-- Start of RECORDS FOR THE EXERCISE --

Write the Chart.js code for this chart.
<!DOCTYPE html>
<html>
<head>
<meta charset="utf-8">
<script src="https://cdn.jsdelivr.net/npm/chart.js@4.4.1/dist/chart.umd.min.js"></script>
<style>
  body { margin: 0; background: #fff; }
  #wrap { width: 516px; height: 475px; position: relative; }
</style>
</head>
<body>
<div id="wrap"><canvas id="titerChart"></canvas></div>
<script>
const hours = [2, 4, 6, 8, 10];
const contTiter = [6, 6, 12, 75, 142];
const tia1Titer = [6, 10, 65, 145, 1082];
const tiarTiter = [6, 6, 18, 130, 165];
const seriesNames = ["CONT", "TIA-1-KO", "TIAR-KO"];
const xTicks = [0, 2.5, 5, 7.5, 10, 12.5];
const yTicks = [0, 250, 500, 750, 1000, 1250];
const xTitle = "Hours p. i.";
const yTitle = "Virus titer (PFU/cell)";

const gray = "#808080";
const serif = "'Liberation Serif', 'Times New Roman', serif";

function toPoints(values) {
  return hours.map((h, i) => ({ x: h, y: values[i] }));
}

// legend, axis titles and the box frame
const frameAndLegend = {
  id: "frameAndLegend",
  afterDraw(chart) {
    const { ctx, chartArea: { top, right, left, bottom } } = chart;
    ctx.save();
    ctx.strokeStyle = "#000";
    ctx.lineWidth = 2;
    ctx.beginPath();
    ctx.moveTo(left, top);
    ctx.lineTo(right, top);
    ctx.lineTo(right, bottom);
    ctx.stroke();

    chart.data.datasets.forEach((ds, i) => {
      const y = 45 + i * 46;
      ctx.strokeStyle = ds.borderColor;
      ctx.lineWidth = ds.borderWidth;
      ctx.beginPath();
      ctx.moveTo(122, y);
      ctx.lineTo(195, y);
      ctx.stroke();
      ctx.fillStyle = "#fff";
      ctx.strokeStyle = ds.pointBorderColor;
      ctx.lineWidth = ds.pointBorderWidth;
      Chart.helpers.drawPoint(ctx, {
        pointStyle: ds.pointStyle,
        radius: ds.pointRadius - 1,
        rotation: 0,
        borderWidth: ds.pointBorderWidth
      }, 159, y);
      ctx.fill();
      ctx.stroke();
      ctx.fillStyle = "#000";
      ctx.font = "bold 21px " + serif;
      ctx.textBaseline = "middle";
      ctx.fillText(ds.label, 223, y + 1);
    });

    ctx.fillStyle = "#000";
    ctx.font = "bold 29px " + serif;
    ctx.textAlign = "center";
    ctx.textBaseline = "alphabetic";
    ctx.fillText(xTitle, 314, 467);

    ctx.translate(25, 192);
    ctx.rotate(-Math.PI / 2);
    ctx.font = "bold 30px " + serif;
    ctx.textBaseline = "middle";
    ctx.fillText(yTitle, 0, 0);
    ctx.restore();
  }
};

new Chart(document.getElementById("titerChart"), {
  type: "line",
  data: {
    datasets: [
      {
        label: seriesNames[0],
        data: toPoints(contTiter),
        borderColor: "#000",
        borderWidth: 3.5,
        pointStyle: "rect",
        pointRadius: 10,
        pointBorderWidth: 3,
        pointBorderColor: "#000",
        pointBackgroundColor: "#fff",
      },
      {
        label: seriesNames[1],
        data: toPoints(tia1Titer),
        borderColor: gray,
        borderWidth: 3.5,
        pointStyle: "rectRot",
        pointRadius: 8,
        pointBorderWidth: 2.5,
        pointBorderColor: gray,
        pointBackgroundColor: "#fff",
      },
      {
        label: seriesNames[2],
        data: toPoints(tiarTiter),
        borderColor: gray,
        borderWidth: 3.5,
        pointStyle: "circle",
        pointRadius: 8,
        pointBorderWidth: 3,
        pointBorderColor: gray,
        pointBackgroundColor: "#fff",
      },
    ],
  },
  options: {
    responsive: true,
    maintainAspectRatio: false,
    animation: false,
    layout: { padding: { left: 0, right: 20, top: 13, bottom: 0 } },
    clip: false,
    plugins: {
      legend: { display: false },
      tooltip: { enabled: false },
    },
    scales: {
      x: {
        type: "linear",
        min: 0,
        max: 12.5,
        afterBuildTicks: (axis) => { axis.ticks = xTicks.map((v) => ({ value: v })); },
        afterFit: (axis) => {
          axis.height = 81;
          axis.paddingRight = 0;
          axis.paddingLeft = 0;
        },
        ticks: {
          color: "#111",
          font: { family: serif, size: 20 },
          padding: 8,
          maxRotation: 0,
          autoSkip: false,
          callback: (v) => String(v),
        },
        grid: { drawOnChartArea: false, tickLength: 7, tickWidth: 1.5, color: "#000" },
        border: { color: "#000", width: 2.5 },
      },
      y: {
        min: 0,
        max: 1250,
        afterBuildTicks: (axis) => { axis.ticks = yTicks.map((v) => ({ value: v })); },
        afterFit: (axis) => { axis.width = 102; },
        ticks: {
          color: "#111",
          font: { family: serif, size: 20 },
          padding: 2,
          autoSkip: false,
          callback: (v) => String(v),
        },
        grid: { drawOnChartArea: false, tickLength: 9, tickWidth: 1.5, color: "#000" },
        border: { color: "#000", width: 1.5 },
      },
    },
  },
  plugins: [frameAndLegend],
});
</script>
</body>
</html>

-- End of RECORDS FOR THE EXERCISE --
-- Start of RECORDS FOR THE EXERCISE --

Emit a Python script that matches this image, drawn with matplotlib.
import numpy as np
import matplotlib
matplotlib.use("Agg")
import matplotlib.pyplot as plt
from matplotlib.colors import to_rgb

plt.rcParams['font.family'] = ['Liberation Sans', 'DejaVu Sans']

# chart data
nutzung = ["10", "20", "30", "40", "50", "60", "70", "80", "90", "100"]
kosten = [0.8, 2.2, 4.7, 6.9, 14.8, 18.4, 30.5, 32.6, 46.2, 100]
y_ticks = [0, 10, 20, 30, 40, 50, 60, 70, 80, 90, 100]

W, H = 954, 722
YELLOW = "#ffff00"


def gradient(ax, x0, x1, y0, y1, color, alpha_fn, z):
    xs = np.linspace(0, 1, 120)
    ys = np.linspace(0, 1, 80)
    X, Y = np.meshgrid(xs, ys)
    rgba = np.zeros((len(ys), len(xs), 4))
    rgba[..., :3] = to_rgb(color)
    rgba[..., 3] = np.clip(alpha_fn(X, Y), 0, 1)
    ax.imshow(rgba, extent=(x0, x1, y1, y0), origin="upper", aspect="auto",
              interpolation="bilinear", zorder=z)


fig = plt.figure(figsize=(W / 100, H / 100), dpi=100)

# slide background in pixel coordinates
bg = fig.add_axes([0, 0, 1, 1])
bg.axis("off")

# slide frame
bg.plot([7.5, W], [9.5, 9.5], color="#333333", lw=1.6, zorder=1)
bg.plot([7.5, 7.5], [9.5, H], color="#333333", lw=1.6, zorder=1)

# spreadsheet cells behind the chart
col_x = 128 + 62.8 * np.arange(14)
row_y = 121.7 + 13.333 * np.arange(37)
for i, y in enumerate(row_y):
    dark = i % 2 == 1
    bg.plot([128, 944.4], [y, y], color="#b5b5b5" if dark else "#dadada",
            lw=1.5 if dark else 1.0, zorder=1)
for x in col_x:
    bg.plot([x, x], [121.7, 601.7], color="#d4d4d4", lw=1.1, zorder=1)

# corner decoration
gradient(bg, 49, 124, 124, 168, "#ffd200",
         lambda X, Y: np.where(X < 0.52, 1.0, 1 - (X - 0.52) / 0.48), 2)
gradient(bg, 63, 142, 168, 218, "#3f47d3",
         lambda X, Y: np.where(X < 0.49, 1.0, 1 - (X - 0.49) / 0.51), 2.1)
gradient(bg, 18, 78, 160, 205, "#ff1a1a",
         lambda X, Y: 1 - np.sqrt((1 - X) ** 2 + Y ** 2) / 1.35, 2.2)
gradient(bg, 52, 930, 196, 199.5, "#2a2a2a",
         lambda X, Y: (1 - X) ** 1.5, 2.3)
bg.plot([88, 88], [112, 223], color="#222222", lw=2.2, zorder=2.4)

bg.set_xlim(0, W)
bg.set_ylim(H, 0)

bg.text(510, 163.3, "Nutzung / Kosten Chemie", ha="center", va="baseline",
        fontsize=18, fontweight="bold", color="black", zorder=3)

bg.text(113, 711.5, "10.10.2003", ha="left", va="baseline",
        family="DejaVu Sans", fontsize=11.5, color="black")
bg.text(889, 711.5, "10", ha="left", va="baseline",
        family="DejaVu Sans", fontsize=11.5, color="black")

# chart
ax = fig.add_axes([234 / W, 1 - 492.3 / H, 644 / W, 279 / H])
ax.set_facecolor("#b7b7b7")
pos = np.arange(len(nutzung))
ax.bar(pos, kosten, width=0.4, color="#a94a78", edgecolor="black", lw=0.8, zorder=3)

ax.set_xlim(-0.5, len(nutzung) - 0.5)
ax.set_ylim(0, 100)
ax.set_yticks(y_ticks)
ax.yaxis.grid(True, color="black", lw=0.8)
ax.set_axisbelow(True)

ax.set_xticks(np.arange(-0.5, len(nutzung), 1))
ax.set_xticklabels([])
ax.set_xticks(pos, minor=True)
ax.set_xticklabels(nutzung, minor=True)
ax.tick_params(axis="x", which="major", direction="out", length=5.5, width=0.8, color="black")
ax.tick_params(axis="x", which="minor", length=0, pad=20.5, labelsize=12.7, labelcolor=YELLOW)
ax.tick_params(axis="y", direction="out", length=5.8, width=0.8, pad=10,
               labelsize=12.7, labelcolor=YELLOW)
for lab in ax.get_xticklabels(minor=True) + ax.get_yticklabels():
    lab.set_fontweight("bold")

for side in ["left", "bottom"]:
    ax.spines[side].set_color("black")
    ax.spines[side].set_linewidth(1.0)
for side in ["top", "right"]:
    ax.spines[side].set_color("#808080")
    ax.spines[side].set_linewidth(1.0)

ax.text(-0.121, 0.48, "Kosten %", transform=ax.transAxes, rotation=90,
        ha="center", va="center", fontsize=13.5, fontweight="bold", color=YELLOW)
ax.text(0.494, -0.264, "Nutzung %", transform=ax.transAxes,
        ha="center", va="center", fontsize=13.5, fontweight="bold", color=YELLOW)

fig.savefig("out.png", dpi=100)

-- End of RECORDS FOR THE EXERCISE --

Exactly the lines from the line that has "Emit a Python" through the line that has "80, 90, 100]" are to be repeated, both included, with nothing added.

→ RESULT
Emit a Python script that matches this image, drawn with matplotlib.
import numpy as np
import matplotlib
matplotlib.use("Agg")
import matplotlib.pyplot as plt
from matplotlib.colors import to_rgb

plt.rcParams['font.family'] = ['Liberation Sans', 'DejaVu Sans']

# chart data
nutzung = ["10", "20", "30", "40", "50", "60", "70", "80", "90", "100"]
kosten = [0.8, 2.2, 4.7, 6.9, 14.8, 18.4, 30.5, 32.6, 46.2, 100]
y_ticks = [0, 10, 20, 30, 40, 50, 60, 70, 80, 90, 100]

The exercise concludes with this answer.